The appellant argued in person. He contended that in view of the orders passed by this Court in C.A. No.3685/87 on December 3, 1987, the appellant is entitled to the revision of pay-scales starting from Rs.2,000/- w.e.f. November 1978 with annual increment @ Rs.100/- which is not given to him. When this Court passed the order, the existing scale of pay was Rs.1400/- to Rs.2100/-, which was subsequently revised to Rs.2200/- to Rs.4000/- and w.e.f. 1.1.1986 to Rs.3700/- to Rs.5300/- p.m. as noted in the counter-affidavit in paragraph 4 which reads thus:

"In accordance with the decision of this Hon'ble Court, the pay of the petitioner was fixed at Rs.2,000/- + Rs. 100/- special pay by the Chandigarh Administration in the pay scale of Rs.1400-60-1700-EB-75- 2000-EB-100-2100 + Rs.100/- Special Pay from November, 1978 vide Chandigarh Administration's letter No:334(IH)-3-88/1592 dt. 28.1.88, annexed as Annexure R-1. He was allowed to cross the Efficiency Bar at the stage of Rs.2,000/- vide Chandigarh Administration's letter No:619-IH(3)-88 1591 dt. 28.1.88 raising his pay from 2000 to 2100/- + 100/- S.P. w.e.f. 1.11.79" Subsequently, the Government have revised the pay scale of the appellant from Rs.3700/- to Rs.5300/-on par with others. The grievance of the appellant is that instead of biannual, he is entitled to the increments annually starting from the pay scale of Rs.1400/- to Rs.2100/- and proportionate revision thereof from time to time. It is seen that by proceedings dated January 28, 1988, the efficiency bar was lifted w.e.f. November 1, 1979. Thereafter his annual increment Rs.100/- was given but he reached the maximum of Rs.2100/- as on 1.11.80. From 1.11.1981 in the revised scales, the appellant was given of Rs.100/as special pay. It would appear that there is a rule in the Punjab pattern that special pay of Rs.100/- was provided to every employee. Consequently when this Court had given the direction to pay Rs.100/- as annual increment, it would mean that the appellant would be entitled to the annual increments until he reaches the maximum of the pay scales After reaching maximum of the pay-scale, the direction given by this Court of the payment of the annual increments would not form part of the pay scales but it must be considered to be special pay, since the directions given by this Court had became final. Consequently, he is entitled to the fixation Of the payment of special pay of Rs.100/ every year till the revision in pay scale is effected and annual increment starts running. If the pay scale at the appropriate time again is in excess of pay which is directed to be made to the appellant, as soon as it reaches the maximum, then the pay would again form part of the special pay and not part of the pay-scales. Thus the order of this Court is required to be worked out.

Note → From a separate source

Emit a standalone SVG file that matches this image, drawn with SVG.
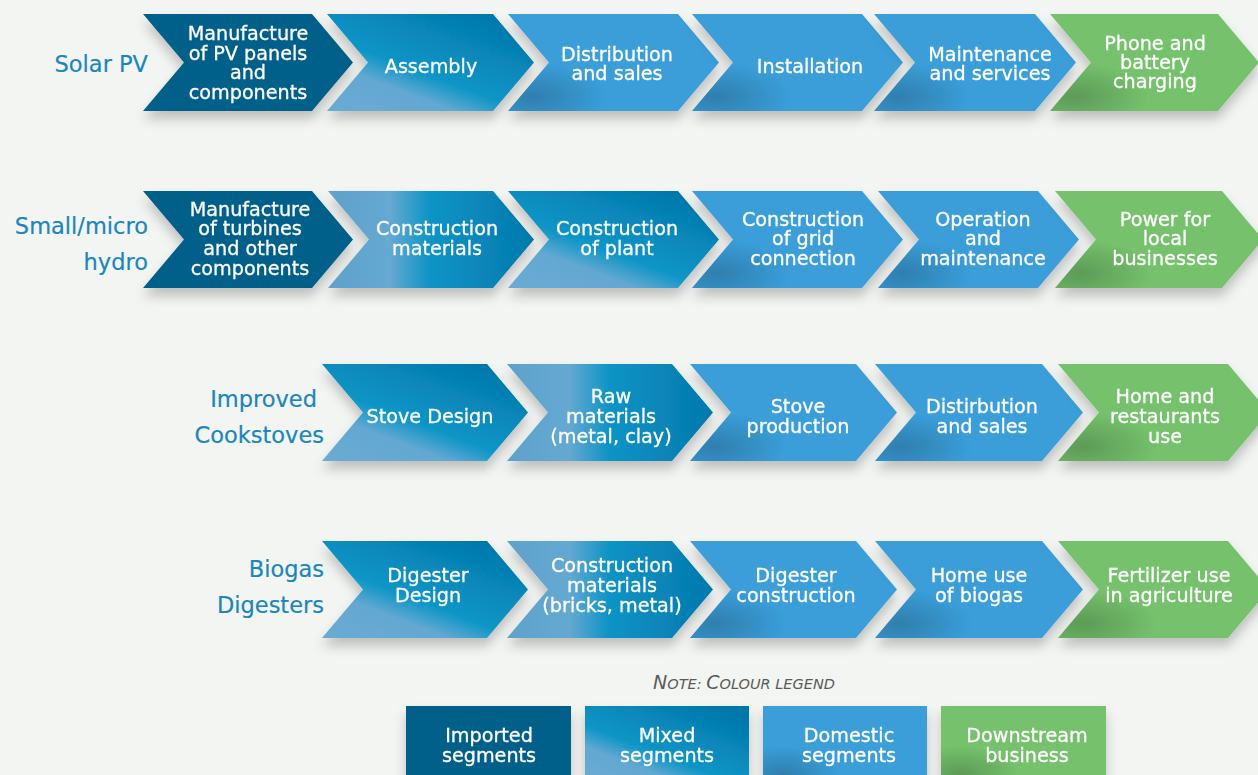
<svg xmlns="http://www.w3.org/2000/svg" width="1258" height="775" viewBox="0 0 1258 775">
<defs>
  <style>
    .imp{fill:#05608a}
    .dom{fill:#3a9ed9}
    .grn{fill:#74c16c}
    .mixD{fill:url(#mixD)}
    .mixH{fill:url(#mixH)}
    .shade{fill:url(#shade)}
    .t{font-family:"DejaVu Sans",sans-serif;font-size:19.2px;fill:#ffffff;stroke:#ffffff;stroke-width:0.3px;text-anchor:middle}
    .lbl{font-family:"DejaVu Sans",sans-serif;font-size:22.5px;fill:#1a86bd;stroke:#1a86bd;stroke-width:0.2px;text-anchor:end}
    .note{font-family:"DejaVu Sans",sans-serif;font-style:italic;fill:#5a5a5a;text-anchor:middle}
    .node{filter:url(#sh)}
  </style>
  <filter id="sh" x="-10%" y="-10%" width="130%" height="140%">
    <feDropShadow dx="0" dy="8" stdDeviation="6" flood-color="#000" flood-opacity="0.22"/>
  </filter>
  <linearGradient id="mixD" x1="0" y1="1" x2="0.8" y2="0">
    <stop offset="0" stop-color="#6aabd3"/>
    <stop offset="0.3" stop-color="#63a8d2"/>
    <stop offset="0.47" stop-color="#0a95c6"/>
    <stop offset="1" stop-color="#0477ab"/>
  </linearGradient>
  <linearGradient id="mixH" x1="0" y1="0" x2="1" y2="0">
    <stop offset="0" stop-color="#5ea2cc"/>
    <stop offset="0.3" stop-color="#65a9d2"/>
    <stop offset="0.5" stop-color="#0b93c5"/>
    <stop offset="1" stop-color="#0479ad"/>
  </linearGradient>
  <radialGradient id="shade" cx="0.12" cy="0.85" r="0.35">
    <stop offset="0" stop-color="#000" stop-opacity="0.2"/>
    <stop offset="1" stop-color="#000" stop-opacity="0"/>
  </radialGradient>
</defs>
<rect width="1258" height="775" fill="#f3f5f3"/>

<g id="row-labels">
  <text class="lbl" x="148" y="72">Solar PV</text>
  <text class="lbl" x="148" y="234">Small/micro</text>
  <text class="lbl" x="148" y="270">hydro</text>
  <text class="lbl" x="317" y="407">Improved</text>
  <text class="lbl" x="324" y="443">Cookstoves</text>
  <text class="lbl" x="324" y="577">Biogas</text>
  <text class="lbl" x="324" y="613">Digesters</text>
</g>

<g id="connectors"/>

<!-- Row 1: Solar PV -->
<g id="pv1" class="node"><path class="imp" d="M143,14 L312,14 L353,62.5 L312,111 L143,111 L184,62.5 Z"/>
  <text class="t"><tspan x="248" y="40">Manufacture</tspan><tspan x="248" y="59.5">of PV panels</tspan><tspan x="248" y="79">and</tspan><tspan x="248" y="98.5">components</tspan></text></g>
<g id="pv2" class="node"><path class="mixD" d="M327,14 L493,14 L534,62.5 L493,111 L327,111 L368,62.5 Z"/>
  <text class="t" x="431" y="73">Assembly</text></g>
<g id="pv3" class="node"><path class="dom" d="M508,14 L678,14 L719,62.5 L678,111 L508,111 L549,62.5 Z"/><path class="shade" d="M508,14 L678,14 L719,62.5 L678,111 L508,111 L549,62.5 Z"/>
  <text class="t"><tspan x="617" y="61">Distribution</tspan><tspan x="617" y="80">and sales</tspan></text></g>
<g id="pv4" class="node"><path class="dom" d="M692,14 L862,14 L903,62.5 L862,111 L692,111 L733,62.5 Z"/><path class="shade" d="M692,14 L862,14 L903,62.5 L862,111 L692,111 L733,62.5 Z"/>
  <text class="t" x="810" y="73">Installation</text></g>
<g id="pv5" class="node"><path class="dom" d="M874,14 L1035,14 L1076,62.5 L1035,111 L874,111 L915,62.5 Z"/><path class="shade" d="M874,14 L1035,14 L1076,62.5 L1035,111 L874,111 L915,62.5 Z"/>
  <text class="t"><tspan x="990" y="61">Maintenance</tspan><tspan x="990" y="80">and services</tspan></text></g>
<g id="pv6" class="node"><path class="grn" d="M1050,14 L1218,14 L1259,62.5 L1218,111 L1050,111 L1091,62.5 Z"/><path class="shade" d="M1050,14 L1218,14 L1259,62.5 L1218,111 L1050,111 L1091,62.5 Z"/>
  <text class="t"><tspan x="1155" y="50">Phone and</tspan><tspan x="1155" y="69">battery</tspan><tspan x="1155" y="88">charging</tspan></text></g>

<!-- Row 2: Small/micro hydro -->
<g id="hy1" class="node"><path class="imp" d="M143,191 L312,191 L353,239.5 L312,288 L143,288 L184,239.5 Z"/>
  <text class="t"><tspan x="250" y="215.5">Manufacture</tspan><tspan x="250" y="234.5">of turbines</tspan><tspan x="250" y="254.5">and other</tspan><tspan x="250" y="274.5">components</tspan></text></g>
<g id="hy2" class="node"><path class="mixH" d="M328,191 L493,191 L534,239.5 L493,288 L328,288 L369,239.5 Z"/>
  <text class="t"><tspan x="437" y="234.5">Construction</tspan><tspan x="437" y="254.5">materials</tspan></text></g>
<g id="hy3" class="node"><path class="mixD" d="M508,191 L678,191 L719,239.5 L678,288 L508,288 L549,239.5 Z"/>
  <text class="t"><tspan x="617" y="234.5">Construction</tspan><tspan x="617" y="254.5">of plant</tspan></text></g>
<g id="hy4" class="node"><path class="dom" d="M692,191 L862,191 L903,239.5 L862,288 L692,288 L733,239.5 Z"/><path class="shade" d="M692,191 L862,191 L903,239.5 L862,288 L692,288 L733,239.5 Z"/>
  <text class="t"><tspan x="803" y="225.5">Construction</tspan><tspan x="803" y="244.5">of grid</tspan><tspan x="803" y="264.5">connection</tspan></text></g>
<g id="hy5" class="node"><path class="dom" d="M878,191 L1038,191 L1079,239.5 L1038,288 L878,288 L919,239.5 Z"/><path class="shade" d="M878,191 L1038,191 L1079,239.5 L1038,288 L878,288 L919,239.5 Z"/>
  <text class="t"><tspan x="983" y="225.5">Operation</tspan><tspan x="983" y="244.5">and</tspan><tspan x="983" y="264.5">maintenance</tspan></text></g>
<g id="hy6" class="node"><path class="grn" d="M1055,191 L1222,191 L1263,239.5 L1222,288 L1055,288 L1096,239.5 Z"/><path class="shade" d="M1055,191 L1222,191 L1263,239.5 L1222,288 L1055,288 L1096,239.5 Z"/>
  <text class="t"><tspan x="1165" y="225.5">Power for</tspan><tspan x="1165" y="244.5">local</tspan><tspan x="1165" y="264.5">businesses</tspan></text></g>

<!-- Row 3: Improved Cookstoves -->
<g id="ck1" class="node"><path class="mixD" d="M322,364 L487,364 L528,412.5 L487,461 L322,461 L363,412.5 Z"/>
  <text class="t" x="430" y="422.5">Stove Design</text></g>
<g id="ck2" class="node"><path class="mixH" d="M507,364 L672,364 L713,412.5 L672,461 L507,461 L548,412.5 Z"/>
  <text class="t"><tspan x="611" y="402.5">Raw</tspan><tspan x="611" y="422.5">materials</tspan><tspan x="611" y="442.5">(metal, clay)</tspan></text></g>
<g id="ck3" class="node"><path class="dom" d="M690,364 L856,364 L897,412.5 L856,461 L690,461 L731,412.5 Z"/><path class="shade" d="M690,364 L856,364 L897,412.5 L856,461 L690,461 L731,412.5 Z"/>
  <text class="t"><tspan x="798" y="412.5">Stove</tspan><tspan x="798" y="432.5">production</tspan></text></g>
<g id="ck4" class="node"><path class="dom" d="M875,364 L1042,364 L1083,412.5 L1042,461 L875,461 L916,412.5 Z"/><path class="shade" d="M875,364 L1042,364 L1083,412.5 L1042,461 L875,461 L916,412.5 Z"/>
  <text class="t"><tspan x="982" y="412.5">Distirbution</tspan><tspan x="982" y="432.5">and sales</tspan></text></g>
<g id="ck5" class="node"><path class="grn" d="M1058,364 L1228,364 L1269,412.5 L1228,461 L1058,461 L1099,412.5 Z"/><path class="shade" d="M1058,364 L1228,364 L1269,412.5 L1228,461 L1058,461 L1099,412.5 Z"/>
  <text class="t"><tspan x="1165" y="402.5">Home and</tspan><tspan x="1165" y="422.5">restaurants</tspan><tspan x="1165" y="442.5">use</tspan></text></g>

<!-- Row 4: Biogas Digesters -->
<g id="bg1" class="node"><path class="mixD" d="M322,541 L487,541 L528,589.5 L487,638 L322,638 L363,589.5 Z"/>
  <text class="t"><tspan x="428" y="581.5">Digester</tspan><tspan x="428" y="601.5">Design</tspan></text></g>
<g id="bg2" class="node"><path class="mixH" d="M507,541 L672,541 L713,589.5 L672,638 L507,638 L548,589.5 Z"/>
  <text class="t"><tspan x="612" y="571.5">Construction</tspan><tspan x="612" y="591.5">materials</tspan><tspan x="612" y="611.5">(bricks, metal)</tspan></text></g>
<g id="bg3" class="node"><path class="dom" d="M690,541 L856,541 L897,589.5 L856,638 L690,638 L731,589.5 Z"/><path class="shade" d="M690,541 L856,541 L897,589.5 L856,638 L690,638 L731,589.5 Z"/>
  <text class="t"><tspan x="796" y="581.5">Digester</tspan><tspan x="796" y="601.5">construction</tspan></text></g>
<g id="bg4" class="node"><path class="dom" d="M875,541 L1042,541 L1083,589.5 L1042,638 L875,638 L916,589.5 Z"/><path class="shade" d="M875,541 L1042,541 L1083,589.5 L1042,638 L875,638 L916,589.5 Z"/>
  <text class="t"><tspan x="979" y="581.5">Home use</tspan><tspan x="979" y="601.5">of biogas</tspan></text></g>
<g id="bg5" class="node"><path class="grn" d="M1058,541 L1228,541 L1269,589.5 L1228,638 L1058,638 L1099,589.5 Z"/><path class="shade" d="M1058,541 L1228,541 L1269,589.5 L1228,638 L1058,638 L1099,589.5 Z"/>
  <text class="t"><tspan x="1169" y="581.5">Fertilizer use</tspan><tspan x="1169" y="601.5">in agriculture</tspan></text></g>

<!-- Legend -->
<g id="legend-note">
  <text class="note" x="744" y="689"><tspan font-size="19">N</tspan><tspan font-size="14.5">OTE: </tspan><tspan font-size="19">C</tspan><tspan font-size="14.5">OLOUR LEGEND</tspan></text>
</g>
<g id="leg-imported" class="node"><rect class="imp" x="406" y="706" width="165" height="80"/>
  <text class="t"><tspan x="489" y="741.5">Imported</tspan><tspan x="489" y="761.5">segments</tspan></text></g>
<g id="leg-mixed" class="node"><rect class="mixD" x="585" y="706" width="164" height="80"/>
  <text class="t"><tspan x="667" y="741.5">Mixed</tspan><tspan x="667" y="761.5">segments</tspan></text></g>
<g id="leg-domestic" class="node"><rect class="dom" x="763" y="706" width="164" height="80"/><rect class="shade" x="763" y="706" width="164" height="80"/>
  <text class="t"><tspan x="849" y="741.5">Domestic</tspan><tspan x="849" y="761.5">segments</tspan></text></g>
<g id="leg-downstream" class="node"><rect class="grn" x="941" y="706" width="165" height="80"/><rect class="shade" x="941" y="706" width="165" height="80"/>
  <text class="t"><tspan x="1027" y="741.5">Downstream</tspan><tspan x="1027" y="761.5">business</tspan></text></g>
</svg>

If the contention of the appellant is accepted then it would give rise to dichotomy, i.e., one scale of pay applicable to the appellant and another one applicable to the similarly situated persons. If that dichotomy is permitted to be continued, it would create further complications, for persons similarly situated would lay claim for parity. Therefore, we clarify that the order passed by this Court and granting annual increment would mean that so long as the appellant does not reach the maximum of the appropriate pay scale prescribed, from time to time, he would be entitled to the annual increment @ Rs.100/- as directed by this Court. Thereafter, it would form as a special pay. This rule would not be applicable to others. However, when the pay-scale reaches the maximum after computation of the annual increment of Rs.100/-, till further revision is effected, it would form a special pay and would nat form part of the pay-scales. The respondents are directed to work out the formula in that manner and pay arrears, if not already paid.

It is then contended that the appellant is entitled to the local allowances on par with the Punjab pattern. When option was given to the appellant, he had not given his option. Therefore, he is entitled to the local allowances on par with the Punjab Government employees. We find no force in the contention. It is specifically mentioned in directions issued by the Government that the option given to them to switch over to the pay-scales of the Central Government from Punjab pay-scales is irrespective of the local allowances. Local allowances are admissible as per the Central Government pay-scales. Admittedly, the Central Government allowances are Rs.20/- while the Punjab Rules provided Rs.100/-. Consequently, the deduction of Rs.80/- per mensum is clearly consistent with the directions issued by the Government. There is no illegality in that behalf.

It is then contended that over and above the revised pay scales, the appellant is also entitled to the 20% additional pay as recommended by the Central Fourth Pay Commission. Since it was not accepted by the Government, he is not entitled to the 20% of the additional pay.

The appeal is accordingly allowed only to the above extent. No costs.